● **Exercise brief**: Set down exactly the lines from the one with "Recreate this image" to the one with "const pageNumber = '12';", both included, and no line outside that range.

____

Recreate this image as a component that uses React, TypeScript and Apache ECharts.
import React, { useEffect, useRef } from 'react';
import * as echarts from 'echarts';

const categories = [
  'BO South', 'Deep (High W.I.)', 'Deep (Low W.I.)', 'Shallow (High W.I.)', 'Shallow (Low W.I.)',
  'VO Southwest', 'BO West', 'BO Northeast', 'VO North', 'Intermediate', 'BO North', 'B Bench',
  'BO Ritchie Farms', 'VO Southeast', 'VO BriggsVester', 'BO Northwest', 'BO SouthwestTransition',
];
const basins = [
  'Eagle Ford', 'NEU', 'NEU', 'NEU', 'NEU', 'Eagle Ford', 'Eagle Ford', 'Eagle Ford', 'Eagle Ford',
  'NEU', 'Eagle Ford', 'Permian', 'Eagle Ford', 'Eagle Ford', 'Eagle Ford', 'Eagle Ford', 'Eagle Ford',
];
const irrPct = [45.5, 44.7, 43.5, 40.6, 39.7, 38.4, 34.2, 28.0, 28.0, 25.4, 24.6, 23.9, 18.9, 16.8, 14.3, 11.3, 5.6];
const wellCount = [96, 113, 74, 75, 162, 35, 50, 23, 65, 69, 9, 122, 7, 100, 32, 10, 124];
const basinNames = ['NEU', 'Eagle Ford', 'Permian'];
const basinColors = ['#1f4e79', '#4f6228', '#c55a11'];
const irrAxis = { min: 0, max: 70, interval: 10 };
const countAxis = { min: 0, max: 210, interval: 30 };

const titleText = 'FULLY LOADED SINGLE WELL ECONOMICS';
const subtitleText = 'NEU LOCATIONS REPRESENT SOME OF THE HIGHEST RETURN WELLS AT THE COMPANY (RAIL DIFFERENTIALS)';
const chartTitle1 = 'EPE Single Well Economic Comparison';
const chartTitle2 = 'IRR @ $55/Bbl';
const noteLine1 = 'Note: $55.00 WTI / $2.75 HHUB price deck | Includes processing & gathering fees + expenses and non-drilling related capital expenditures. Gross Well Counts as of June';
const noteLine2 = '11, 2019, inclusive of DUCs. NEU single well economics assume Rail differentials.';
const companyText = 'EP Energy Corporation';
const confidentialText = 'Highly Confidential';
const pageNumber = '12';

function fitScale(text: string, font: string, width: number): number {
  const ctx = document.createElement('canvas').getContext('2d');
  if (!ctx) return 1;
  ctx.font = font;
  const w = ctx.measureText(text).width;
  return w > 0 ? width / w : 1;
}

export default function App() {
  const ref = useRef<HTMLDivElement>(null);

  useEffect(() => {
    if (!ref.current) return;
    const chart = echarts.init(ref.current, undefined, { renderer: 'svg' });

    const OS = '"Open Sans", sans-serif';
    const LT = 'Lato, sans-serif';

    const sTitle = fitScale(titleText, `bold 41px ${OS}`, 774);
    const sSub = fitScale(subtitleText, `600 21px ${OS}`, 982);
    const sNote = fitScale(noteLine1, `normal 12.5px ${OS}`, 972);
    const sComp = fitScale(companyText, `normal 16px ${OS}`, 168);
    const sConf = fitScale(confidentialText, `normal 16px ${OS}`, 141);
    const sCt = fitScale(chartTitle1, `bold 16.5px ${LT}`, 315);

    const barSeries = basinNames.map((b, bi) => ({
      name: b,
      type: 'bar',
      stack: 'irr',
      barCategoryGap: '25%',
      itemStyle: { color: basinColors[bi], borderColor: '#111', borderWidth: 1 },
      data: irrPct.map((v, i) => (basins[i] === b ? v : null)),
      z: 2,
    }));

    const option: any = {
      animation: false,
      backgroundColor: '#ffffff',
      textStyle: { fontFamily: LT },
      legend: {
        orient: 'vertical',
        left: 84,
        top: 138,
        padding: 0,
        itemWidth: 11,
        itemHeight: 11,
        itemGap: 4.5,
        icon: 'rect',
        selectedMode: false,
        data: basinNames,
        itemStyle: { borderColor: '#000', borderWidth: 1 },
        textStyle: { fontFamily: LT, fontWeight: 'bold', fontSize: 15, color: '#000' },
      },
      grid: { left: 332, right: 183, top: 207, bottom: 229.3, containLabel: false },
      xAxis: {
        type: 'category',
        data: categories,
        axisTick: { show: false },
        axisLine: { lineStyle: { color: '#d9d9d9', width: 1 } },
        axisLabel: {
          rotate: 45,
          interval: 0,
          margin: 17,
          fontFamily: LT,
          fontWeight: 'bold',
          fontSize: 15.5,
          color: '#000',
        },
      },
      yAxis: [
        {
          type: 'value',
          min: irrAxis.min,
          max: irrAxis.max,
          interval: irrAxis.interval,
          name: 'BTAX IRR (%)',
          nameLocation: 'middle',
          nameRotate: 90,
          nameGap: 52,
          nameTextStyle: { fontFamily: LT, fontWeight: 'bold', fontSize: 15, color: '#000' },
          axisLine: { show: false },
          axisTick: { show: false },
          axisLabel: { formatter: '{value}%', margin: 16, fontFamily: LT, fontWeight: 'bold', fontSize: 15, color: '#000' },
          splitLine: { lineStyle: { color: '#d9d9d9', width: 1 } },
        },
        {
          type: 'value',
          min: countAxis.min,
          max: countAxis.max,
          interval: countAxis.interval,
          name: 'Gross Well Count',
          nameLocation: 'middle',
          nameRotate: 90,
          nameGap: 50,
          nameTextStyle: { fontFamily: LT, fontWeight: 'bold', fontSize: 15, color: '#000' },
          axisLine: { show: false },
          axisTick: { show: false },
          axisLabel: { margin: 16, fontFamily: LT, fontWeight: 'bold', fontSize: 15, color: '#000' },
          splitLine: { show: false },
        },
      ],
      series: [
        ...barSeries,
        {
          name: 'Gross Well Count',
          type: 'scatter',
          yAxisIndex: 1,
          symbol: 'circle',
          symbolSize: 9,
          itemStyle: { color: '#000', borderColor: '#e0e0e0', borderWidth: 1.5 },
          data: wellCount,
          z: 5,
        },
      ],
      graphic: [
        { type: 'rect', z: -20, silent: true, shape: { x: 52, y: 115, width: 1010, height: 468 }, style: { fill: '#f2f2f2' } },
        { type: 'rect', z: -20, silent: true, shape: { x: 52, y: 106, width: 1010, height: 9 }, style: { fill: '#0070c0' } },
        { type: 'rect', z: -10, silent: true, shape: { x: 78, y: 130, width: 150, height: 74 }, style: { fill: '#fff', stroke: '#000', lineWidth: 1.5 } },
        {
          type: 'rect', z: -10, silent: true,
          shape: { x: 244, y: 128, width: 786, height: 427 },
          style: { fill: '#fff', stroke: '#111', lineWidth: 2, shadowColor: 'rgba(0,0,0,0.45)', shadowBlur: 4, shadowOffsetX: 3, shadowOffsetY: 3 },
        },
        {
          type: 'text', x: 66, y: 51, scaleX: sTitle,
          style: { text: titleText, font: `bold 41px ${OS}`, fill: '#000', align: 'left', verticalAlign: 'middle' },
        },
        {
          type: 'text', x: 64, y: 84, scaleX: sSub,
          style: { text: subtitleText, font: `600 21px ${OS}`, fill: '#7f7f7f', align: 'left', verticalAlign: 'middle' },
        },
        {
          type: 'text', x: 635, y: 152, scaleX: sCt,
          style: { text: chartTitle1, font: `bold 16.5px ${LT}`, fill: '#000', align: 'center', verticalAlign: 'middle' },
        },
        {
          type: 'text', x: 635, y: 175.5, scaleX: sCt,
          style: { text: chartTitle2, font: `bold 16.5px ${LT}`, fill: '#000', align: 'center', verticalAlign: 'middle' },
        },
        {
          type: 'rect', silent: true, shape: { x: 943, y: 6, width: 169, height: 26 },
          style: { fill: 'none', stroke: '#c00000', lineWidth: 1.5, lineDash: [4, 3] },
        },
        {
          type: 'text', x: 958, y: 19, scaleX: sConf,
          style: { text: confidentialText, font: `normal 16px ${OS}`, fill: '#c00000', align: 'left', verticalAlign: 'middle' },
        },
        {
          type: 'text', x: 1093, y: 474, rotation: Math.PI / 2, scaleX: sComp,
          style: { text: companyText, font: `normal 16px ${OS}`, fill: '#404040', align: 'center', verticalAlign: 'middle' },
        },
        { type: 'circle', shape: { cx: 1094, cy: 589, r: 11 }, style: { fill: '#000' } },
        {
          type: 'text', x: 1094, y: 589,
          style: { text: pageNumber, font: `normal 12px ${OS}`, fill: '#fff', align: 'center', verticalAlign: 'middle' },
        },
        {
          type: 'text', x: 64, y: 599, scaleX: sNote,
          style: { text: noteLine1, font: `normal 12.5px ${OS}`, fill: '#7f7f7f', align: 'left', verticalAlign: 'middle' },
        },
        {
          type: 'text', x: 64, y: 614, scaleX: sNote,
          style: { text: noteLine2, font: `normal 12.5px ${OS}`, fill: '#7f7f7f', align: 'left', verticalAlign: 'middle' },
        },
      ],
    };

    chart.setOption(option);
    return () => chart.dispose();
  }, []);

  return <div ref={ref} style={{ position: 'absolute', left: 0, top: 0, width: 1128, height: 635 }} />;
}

____

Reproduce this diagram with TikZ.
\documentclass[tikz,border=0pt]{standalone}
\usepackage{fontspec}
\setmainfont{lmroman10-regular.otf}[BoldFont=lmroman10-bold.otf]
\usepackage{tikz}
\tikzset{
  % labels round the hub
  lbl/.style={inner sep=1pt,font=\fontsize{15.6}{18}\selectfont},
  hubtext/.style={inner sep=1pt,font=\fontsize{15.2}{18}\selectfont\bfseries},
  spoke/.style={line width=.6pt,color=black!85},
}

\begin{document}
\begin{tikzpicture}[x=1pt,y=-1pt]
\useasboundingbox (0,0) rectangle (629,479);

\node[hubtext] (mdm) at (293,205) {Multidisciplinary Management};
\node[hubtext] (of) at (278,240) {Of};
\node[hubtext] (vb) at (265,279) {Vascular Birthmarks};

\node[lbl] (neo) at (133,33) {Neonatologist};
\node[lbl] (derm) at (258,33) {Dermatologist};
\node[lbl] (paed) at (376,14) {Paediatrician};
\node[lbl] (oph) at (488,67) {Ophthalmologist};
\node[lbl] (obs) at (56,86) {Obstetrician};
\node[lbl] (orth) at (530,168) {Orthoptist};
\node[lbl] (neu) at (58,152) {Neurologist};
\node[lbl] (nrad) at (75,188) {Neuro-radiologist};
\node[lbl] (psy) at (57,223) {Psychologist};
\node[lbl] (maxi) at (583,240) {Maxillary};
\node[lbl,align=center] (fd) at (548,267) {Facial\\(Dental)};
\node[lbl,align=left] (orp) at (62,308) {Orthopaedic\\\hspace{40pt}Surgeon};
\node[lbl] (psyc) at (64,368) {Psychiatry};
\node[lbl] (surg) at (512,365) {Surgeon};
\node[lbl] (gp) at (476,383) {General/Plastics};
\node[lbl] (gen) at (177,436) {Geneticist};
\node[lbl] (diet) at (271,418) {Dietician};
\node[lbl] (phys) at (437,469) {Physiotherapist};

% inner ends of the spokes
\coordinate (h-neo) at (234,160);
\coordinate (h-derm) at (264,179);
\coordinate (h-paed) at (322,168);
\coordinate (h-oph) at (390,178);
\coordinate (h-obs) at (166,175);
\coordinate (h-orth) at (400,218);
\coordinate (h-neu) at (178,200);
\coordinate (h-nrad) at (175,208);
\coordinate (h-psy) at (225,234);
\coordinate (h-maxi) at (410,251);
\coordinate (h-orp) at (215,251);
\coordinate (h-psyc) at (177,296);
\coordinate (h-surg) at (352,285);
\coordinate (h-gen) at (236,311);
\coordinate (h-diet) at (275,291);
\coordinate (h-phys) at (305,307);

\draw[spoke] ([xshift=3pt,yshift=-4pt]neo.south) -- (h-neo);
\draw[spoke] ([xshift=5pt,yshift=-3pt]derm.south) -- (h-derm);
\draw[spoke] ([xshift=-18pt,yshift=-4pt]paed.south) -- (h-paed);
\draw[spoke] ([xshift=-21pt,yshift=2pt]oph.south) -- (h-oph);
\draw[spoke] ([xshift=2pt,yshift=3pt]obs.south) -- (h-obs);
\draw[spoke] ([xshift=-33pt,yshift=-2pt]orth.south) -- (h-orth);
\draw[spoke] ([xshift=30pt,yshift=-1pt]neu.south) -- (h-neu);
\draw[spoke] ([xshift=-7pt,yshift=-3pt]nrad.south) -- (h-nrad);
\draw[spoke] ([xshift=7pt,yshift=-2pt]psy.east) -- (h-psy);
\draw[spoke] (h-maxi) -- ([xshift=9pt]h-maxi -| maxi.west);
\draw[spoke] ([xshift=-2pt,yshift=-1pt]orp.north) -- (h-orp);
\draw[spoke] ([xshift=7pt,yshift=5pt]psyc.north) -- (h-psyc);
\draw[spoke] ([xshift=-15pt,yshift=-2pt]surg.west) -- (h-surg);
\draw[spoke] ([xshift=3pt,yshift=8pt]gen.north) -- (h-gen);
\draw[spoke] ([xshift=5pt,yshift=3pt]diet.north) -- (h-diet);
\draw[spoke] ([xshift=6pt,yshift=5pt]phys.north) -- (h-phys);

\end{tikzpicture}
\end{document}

____

● **Task output**:
Recreate this image as a component that uses React, TypeScript and Apache ECharts.
import React, { useEffect, useRef } from 'react';
import * as echarts from 'echarts';

const categories = [
  'BO South', 'Deep (High W.I.)', 'Deep (Low W.I.)', 'Shallow (High W.I.)', 'Shallow (Low W.I.)',
  'VO Southwest', 'BO West', 'BO Northeast', 'VO North', 'Intermediate', 'BO North', 'B Bench',
  'BO Ritchie Farms', 'VO Southeast', 'VO BriggsVester', 'BO Northwest', 'BO SouthwestTransition',
];
const basins = [
  'Eagle Ford', 'NEU', 'NEU', 'NEU', 'NEU', 'Eagle Ford', 'Eagle Ford', 'Eagle Ford', 'Eagle Ford',
  'NEU', 'Eagle Ford', 'Permian', 'Eagle Ford', 'Eagle Ford', 'Eagle Ford', 'Eagle Ford', 'Eagle Ford',
];
const irrPct = [45.5, 44.7, 43.5, 40.6, 39.7, 38.4, 34.2, 28.0, 28.0, 25.4, 24.6, 23.9, 18.9, 16.8, 14.3, 11.3, 5.6];
const wellCount = [96, 113, 74, 75, 162, 35, 50, 23, 65, 69, 9, 122, 7, 100, 32, 10, 124];
const basinNames = ['NEU', 'Eagle Ford', 'Permian'];
const basinColors = ['#1f4e79', '#4f6228', '#c55a11'];
const irrAxis = { min: 0, max: 70, interval: 10 };
const countAxis = { min: 0, max: 210, interval: 30 };

const titleText = 'FULLY LOADED SINGLE WELL ECONOMICS';
const subtitleText = 'NEU LOCATIONS REPRESENT SOME OF THE HIGHEST RETURN WELLS AT THE COMPANY (RAIL DIFFERENTIALS)';
const chartTitle1 = 'EPE Single Well Economic Comparison';
const chartTitle2 = 'IRR @ $55/Bbl';
const noteLine1 = 'Note: $55.00 WTI / $2.75 HHUB price deck | Includes processing & gathering fees + expenses and non-drilling related capital expenditures. Gross Well Counts as of June';
const noteLine2 = '11, 2019, inclusive of DUCs. NEU single well economics assume Rail differentials.';
const companyText = 'EP Energy Corporation';
const confidentialText = 'Highly Confidential';
const pageNumber = '12';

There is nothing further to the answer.